Dari hasil kajian, Muchtar menyimpulkan bahwa penanganan anak putus sekolah harus dilakukan secara kolaboratif, lintas sektor, dan berkelanjutan.
“Tidak cukup hanya dengan memberikan bantuan pendidikan, tetapi juga dengan memperkuat ekonomi keluarga, meningkatkan kesadaran pentingnya pendidikan, dan menciptakan akses yang lebih adil bagi seluruh anak,” katanya.
Ia juga merekomendasikan beberapa program untuk mendukung upaya ini, seperti sekolah berbasis asrama di daerah terpencil, program Patroli Anak Sekolah Keluarga Cerdas (PASKAS), serta gerakan “Back to School” bagi anak-anak yang telah putus sekolah.
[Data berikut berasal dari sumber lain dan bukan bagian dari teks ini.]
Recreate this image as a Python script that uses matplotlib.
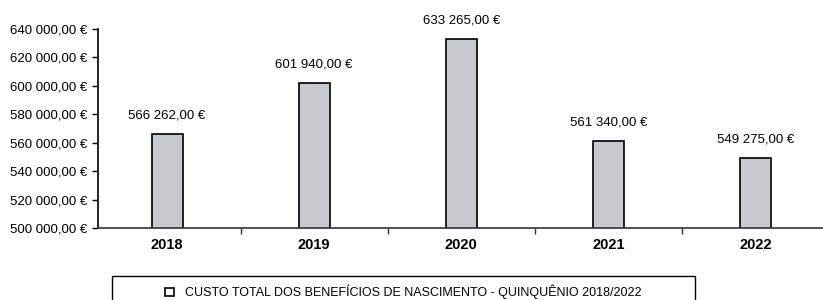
import matplotlib.pyplot as plt
from matplotlib.patches import Rectangle
from matplotlib.ticker import FuncFormatter

anos = ['2018', '2019', '2020', '2021', '2022']
custos = [566262.00, 601940.00, 633265.00, 561340.00, 549275.00]
legenda = 'CUSTO TOTAL DOS BENEFÍCIOS DE NASCIMENTO - QUINQUÊNIO 2018/2022'

plt.rcParams['font.family'] = ['Liberation Sans', 'DejaVu Sans']


def euros(v, pos=None):
    s = f'{v:,.2f}'.replace(',', ' ').replace('.', ',')
    return s + ' €'


fig = plt.figure(figsize=(8.23, 3.0), dpi=100)
ax = fig.add_axes([98 / 823, 72 / 300, 1 - 98 / 823, 199 / 300])

x = list(range(len(anos)))
ax.bar(x, custos, width=0.21, color='#c8c8cf', edgecolor='black', linewidth=1.2)

for xi, v in zip(x, custos):
    ax.annotate(euros(v), (xi, v), xytext=(0, 9), textcoords='offset points',
                ha='center', va='bottom', fontsize=9.5)

ax.set_ylim(500000, 640000)
ax.set_yticks(range(500000, 640001, 20000))
ax.yaxis.set_major_formatter(FuncFormatter(euros))
ax.set_xlim(-0.47, 4.46)
ax.set_xticks(x)
ax.set_xticklabels(anos, fontweight='bold', fontsize=10.5)
ax.set_xticks([0.5, 1.5, 2.5, 3.5], minor=True)
ax.tick_params(axis='x', which='major', length=0, pad=7)
ax.tick_params(axis='x', which='minor', length=4, width=1, color='#333333')
ax.tick_params(axis='y', length=4, width=1, labelsize=9.5, pad=4)

ax.spines['top'].set_visible(False)
ax.spines['right'].set_visible(False)
ax.spines['left'].set_linewidth(1.2)
ax.spines['bottom'].set_linewidth(1.2)
ax.spines['bottom'].set_color('#333333')

# caixa da legenda
fig.patches.append(Rectangle((112 / 823, -0.05), 583 / 823, 0.13, transform=fig.transFigure,
                             fill=False, edgecolor='black', linewidth=1.0))
fig.legend(handles=[Rectangle((0, 0), 1, 1, facecolor='white', edgecolor='black', linewidth=1.2)],
           labels=[legenda], loc='center', bbox_to_anchor=(403 / 823, 8 / 300),
           frameon=False, fontsize=9, handlelength=0.7, handleheight=0.7, handletextpad=0.9)

fig.savefig('out.png', dpi=100)
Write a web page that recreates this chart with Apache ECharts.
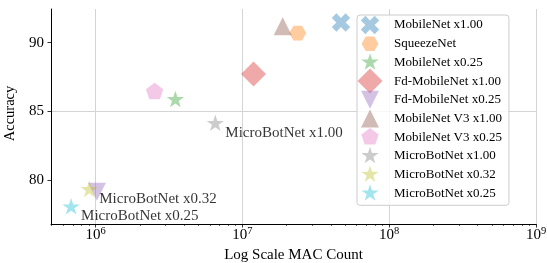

Sekretaris Bapppeda Provinsi Gorontalo, Nalienly Grace Rawung, yang hadir mewakili Kepala Bapppeda, menegaskan bahwa isu anak putus sekolah merupakan persoalan krusial yang perlu segera ditangani.
“Kita ketahui bersama bahwa pendidikan menjadi salah satu program unggulan Gubernur Gusnar Ismail dan Wakil Gubernur Ida Syahidah,” ujar Grace.
Menurutnya, akses terhadap pendidikan adalah hak mendasar sekaligus kunci utama memutus mata rantai kemiskinan antargenerasi.
Ia menambahkan, kajian ini menyoroti faktor sosial-ekonomi keluarga sebagai penyebab utama anak tidak sekolah.
“Masalah ini tidak bisa diselesaikan hanya dari sisi pendidikan semata, tetapi juga harus menyentuh aspek kesejahteraan, pengentasan kemiskinan, dan pemberdayaan sosial,” tutur Grace.